→ **TASK OBJECTIVE**
Among the lines below, count those containing the word "chart". Give the number only.

____________________

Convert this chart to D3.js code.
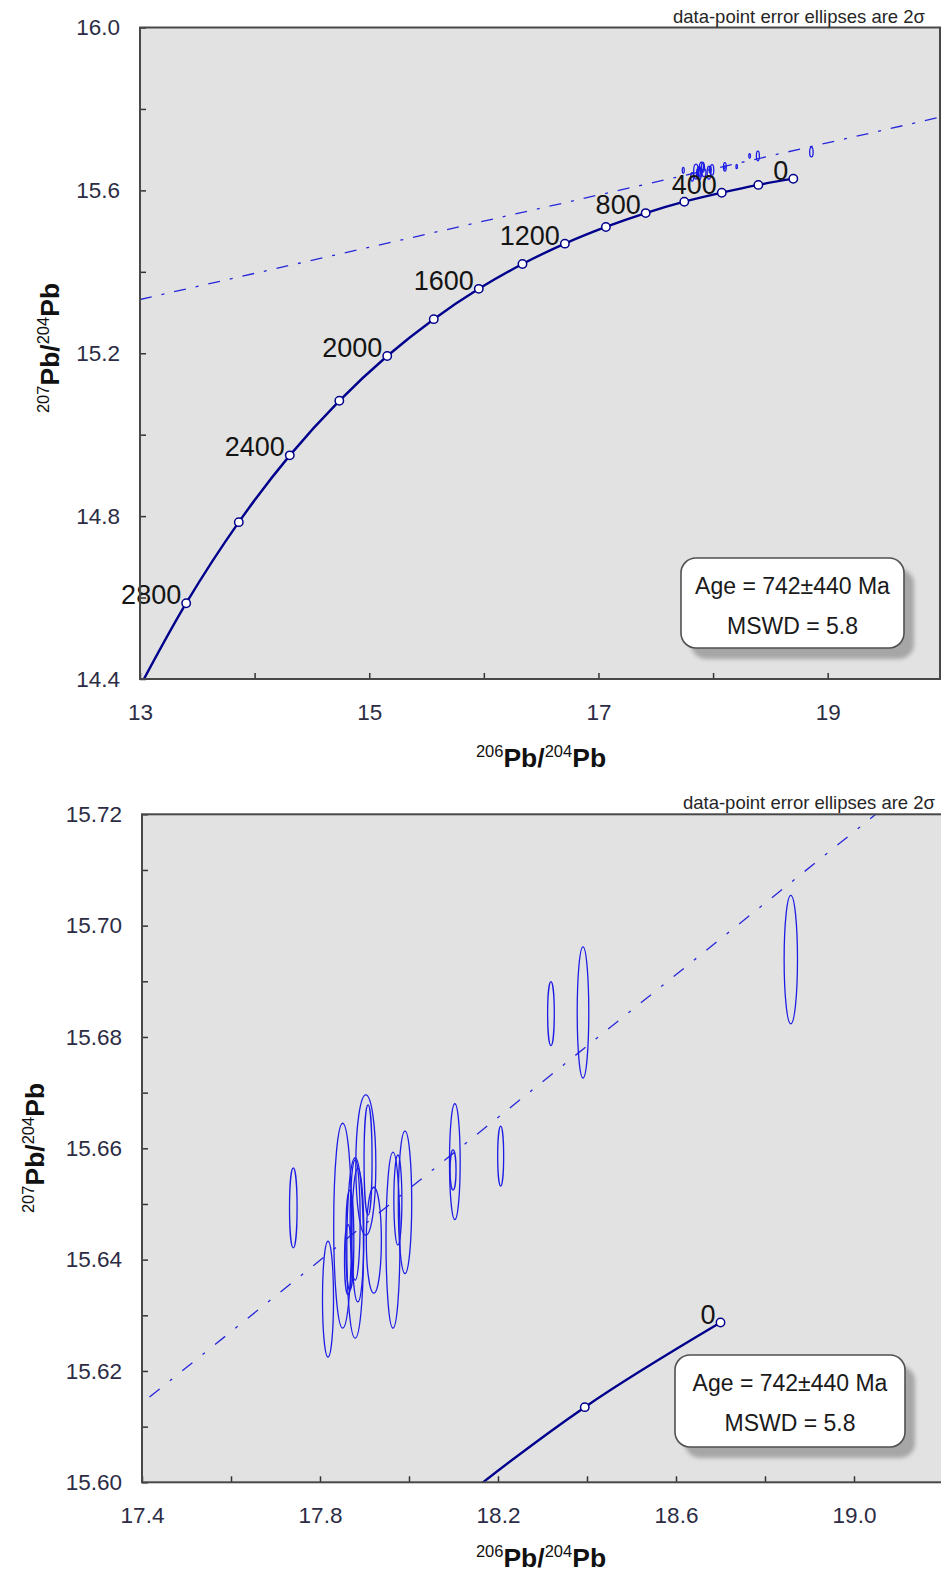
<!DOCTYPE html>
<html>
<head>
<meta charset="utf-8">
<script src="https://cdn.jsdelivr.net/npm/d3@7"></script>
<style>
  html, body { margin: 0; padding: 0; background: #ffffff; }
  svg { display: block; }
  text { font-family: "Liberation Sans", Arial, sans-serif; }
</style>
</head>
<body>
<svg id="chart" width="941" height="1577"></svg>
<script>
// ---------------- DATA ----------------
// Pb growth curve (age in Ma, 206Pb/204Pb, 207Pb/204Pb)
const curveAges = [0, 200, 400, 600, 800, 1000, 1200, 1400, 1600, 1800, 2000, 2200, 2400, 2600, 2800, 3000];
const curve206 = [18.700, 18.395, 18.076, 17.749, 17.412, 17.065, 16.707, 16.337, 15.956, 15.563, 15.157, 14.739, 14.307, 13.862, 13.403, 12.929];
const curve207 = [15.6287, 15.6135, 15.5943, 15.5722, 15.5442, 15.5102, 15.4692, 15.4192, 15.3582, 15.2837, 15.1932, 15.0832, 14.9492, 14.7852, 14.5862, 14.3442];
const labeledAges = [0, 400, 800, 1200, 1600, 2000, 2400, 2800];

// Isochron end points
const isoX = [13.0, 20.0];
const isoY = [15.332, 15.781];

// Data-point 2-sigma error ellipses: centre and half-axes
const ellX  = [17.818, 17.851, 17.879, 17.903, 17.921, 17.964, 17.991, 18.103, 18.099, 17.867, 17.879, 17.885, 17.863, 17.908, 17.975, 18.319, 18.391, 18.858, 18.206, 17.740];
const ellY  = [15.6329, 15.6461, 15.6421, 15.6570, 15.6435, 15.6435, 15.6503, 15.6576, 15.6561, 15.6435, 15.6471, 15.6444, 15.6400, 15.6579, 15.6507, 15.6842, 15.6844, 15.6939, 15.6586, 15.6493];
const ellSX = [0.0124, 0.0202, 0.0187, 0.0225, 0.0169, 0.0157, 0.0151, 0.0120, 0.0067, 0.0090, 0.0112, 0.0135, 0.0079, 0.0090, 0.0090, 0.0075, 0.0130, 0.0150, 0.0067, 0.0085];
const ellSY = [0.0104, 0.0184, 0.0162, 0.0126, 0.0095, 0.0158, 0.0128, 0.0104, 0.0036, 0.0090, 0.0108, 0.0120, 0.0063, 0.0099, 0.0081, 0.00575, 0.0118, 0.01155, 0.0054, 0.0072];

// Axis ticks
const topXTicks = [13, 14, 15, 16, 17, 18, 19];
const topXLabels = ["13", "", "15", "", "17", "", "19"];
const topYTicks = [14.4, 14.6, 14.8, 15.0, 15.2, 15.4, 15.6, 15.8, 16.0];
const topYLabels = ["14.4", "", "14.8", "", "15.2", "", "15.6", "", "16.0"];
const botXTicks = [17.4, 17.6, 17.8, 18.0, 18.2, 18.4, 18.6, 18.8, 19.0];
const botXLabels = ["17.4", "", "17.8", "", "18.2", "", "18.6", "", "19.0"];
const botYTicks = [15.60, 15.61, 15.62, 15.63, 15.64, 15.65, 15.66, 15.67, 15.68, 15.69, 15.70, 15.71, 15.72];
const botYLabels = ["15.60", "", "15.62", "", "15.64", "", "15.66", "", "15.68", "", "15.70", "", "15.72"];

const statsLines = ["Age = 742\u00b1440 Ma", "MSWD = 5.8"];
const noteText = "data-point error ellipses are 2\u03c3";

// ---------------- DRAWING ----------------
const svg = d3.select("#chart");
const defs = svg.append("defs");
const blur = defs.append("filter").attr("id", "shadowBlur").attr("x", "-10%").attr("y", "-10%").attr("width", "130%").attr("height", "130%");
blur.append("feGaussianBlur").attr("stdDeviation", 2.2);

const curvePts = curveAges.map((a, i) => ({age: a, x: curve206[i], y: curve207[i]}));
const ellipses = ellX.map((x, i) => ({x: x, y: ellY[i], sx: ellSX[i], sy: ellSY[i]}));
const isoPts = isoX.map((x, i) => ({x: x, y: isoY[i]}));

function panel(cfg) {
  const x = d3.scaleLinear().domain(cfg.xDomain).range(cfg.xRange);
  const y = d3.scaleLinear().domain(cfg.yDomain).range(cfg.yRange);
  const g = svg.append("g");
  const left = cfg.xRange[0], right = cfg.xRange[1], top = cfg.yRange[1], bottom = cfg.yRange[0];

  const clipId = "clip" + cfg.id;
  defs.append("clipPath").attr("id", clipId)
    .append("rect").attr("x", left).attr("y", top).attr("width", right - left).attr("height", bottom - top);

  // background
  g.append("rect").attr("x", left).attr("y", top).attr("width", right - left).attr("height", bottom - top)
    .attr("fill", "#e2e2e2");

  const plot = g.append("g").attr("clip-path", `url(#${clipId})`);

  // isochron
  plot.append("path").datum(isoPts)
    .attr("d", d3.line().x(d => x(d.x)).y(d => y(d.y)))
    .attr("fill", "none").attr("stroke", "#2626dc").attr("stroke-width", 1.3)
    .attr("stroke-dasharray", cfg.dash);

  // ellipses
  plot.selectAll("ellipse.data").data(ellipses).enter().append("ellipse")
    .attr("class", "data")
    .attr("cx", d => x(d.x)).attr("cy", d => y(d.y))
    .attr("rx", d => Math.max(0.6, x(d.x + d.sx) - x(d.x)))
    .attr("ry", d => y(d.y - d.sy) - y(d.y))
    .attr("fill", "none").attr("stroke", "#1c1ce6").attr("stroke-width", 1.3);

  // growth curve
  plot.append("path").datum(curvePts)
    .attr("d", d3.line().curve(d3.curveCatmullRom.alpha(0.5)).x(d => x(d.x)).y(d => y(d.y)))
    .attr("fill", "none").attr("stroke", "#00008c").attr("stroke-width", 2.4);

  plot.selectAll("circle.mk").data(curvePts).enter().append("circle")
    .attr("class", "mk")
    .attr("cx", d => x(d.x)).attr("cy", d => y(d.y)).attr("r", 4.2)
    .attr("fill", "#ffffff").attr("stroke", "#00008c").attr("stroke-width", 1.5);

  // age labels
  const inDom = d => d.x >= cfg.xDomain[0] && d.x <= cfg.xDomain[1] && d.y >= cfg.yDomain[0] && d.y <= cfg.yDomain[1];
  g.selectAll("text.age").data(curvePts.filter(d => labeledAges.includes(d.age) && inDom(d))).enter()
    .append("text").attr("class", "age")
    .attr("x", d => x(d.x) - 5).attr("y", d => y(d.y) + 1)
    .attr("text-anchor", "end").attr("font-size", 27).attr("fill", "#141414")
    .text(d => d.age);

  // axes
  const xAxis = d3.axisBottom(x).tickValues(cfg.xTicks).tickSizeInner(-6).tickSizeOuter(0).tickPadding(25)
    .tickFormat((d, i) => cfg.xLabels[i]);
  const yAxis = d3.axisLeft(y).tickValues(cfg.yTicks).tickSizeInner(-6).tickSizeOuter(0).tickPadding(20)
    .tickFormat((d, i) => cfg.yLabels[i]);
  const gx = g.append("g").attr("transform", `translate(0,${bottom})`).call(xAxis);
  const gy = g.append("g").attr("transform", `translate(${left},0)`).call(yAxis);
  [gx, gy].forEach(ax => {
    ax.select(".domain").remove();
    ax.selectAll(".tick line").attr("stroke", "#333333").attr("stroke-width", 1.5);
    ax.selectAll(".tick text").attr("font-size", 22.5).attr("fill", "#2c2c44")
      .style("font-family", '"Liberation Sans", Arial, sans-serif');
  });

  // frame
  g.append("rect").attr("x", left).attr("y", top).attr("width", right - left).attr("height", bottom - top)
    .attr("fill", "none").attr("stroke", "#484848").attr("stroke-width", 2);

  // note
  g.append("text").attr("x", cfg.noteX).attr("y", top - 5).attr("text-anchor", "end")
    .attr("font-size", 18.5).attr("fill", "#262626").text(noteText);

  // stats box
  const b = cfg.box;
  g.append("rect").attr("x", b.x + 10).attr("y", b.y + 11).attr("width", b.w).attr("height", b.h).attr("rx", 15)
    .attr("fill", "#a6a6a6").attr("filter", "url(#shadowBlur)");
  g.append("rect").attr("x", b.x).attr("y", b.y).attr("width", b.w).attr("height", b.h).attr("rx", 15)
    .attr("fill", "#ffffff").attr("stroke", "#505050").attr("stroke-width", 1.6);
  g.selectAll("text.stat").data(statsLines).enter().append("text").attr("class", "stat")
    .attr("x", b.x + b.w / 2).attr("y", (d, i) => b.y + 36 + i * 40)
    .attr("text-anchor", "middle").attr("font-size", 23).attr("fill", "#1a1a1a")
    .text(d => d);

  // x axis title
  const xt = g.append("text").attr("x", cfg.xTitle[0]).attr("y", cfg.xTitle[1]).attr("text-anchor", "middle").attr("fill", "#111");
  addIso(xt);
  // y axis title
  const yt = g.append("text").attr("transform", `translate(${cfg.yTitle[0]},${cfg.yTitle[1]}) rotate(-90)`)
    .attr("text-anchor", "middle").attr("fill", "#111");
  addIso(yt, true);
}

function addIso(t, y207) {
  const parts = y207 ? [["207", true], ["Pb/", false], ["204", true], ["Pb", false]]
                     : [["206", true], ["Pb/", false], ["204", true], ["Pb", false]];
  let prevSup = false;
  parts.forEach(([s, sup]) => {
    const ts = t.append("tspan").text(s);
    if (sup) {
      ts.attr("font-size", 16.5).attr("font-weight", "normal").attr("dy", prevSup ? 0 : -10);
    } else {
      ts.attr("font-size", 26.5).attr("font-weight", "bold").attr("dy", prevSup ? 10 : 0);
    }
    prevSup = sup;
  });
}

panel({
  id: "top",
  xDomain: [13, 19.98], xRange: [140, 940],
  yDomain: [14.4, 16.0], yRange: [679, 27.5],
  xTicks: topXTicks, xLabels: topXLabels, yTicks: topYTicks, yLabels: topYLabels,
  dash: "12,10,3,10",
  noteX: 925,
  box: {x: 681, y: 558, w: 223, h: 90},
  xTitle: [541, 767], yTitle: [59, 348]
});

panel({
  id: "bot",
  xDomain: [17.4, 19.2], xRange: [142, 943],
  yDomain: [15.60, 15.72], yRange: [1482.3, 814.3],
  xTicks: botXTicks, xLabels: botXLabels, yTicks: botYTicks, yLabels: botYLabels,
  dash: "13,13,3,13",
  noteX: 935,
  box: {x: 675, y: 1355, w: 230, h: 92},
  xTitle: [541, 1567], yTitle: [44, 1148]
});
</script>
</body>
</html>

____________________

→ **FULL RESPONSE**
3